Alaska glacier moving faster

columbia
The Columbia Glacier is currently about 34 miles in length, three miles wide and more than 3,000 feet thick in places.   

June 21, 1999
Web posted at: 12:19 p.m. EDT (1619 GMT)

ENN



Alaska's Columbia Glacier has increased its speed from 82 feet per day to 115 feet per day in recent months and within the next few years it could fill Prince William Sound with icebergs, according to a University of Colorado glaciologist.

Already the world's fastest moving glacier, the glacier is suddenly flowing even faster down its channel. Because icebergs are breaking off the glacier faster than the rate of flow, the glacier is retreating and may soon retreat back to where its channel rises above sea level.

Since 1982, the Columbia Glacier has retreated about seven miles. It is currently about 34 miles in length, three miles wide and more than 3,000 feet thick in places. The end of the glacier, known as a tidewater glacier, rests in waters 300 to 600 feet deep.

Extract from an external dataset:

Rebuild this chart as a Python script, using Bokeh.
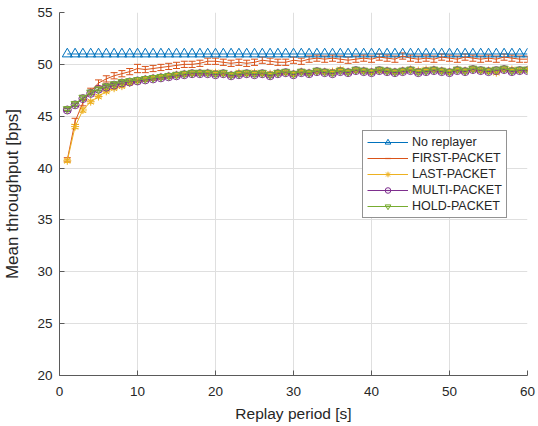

If the glacier continues to retreat the end of the glacier will soon be resting in waters that are 2,000 feet deep. Glaciologists are not sure why, but icebergs tend to calve off of glaciers more frequently when the glacial end is in deeper water.

"The deeper the water, the faster they calve," said Tad Pfeffer, a researcher at the university's Institute of Arctic and Alpine Research.

The glacier is moving so fast because it is getting thinner and parts of it are floating on the water. "Once they lose contact with the bed, glaciers start moving faster," said Pfeffer.

Researchers are not sure why the glacier is getting thinner, but some scientists, including Mark Meier, a retired professor at the University of Colorado, point to global warming.

In general, however, Pfeffer said that tidewater glaciers are not a good indicator of climate change. "But the climate may have a long-term effect on these tidewater glaciers we don't yet understand. When a glacier thins to a critical level, it seems to be the point of no return."

Pfeffer will take stereoscopic photography images of the glacier from land adjacent to the glacier beginning late this month to further study its movement.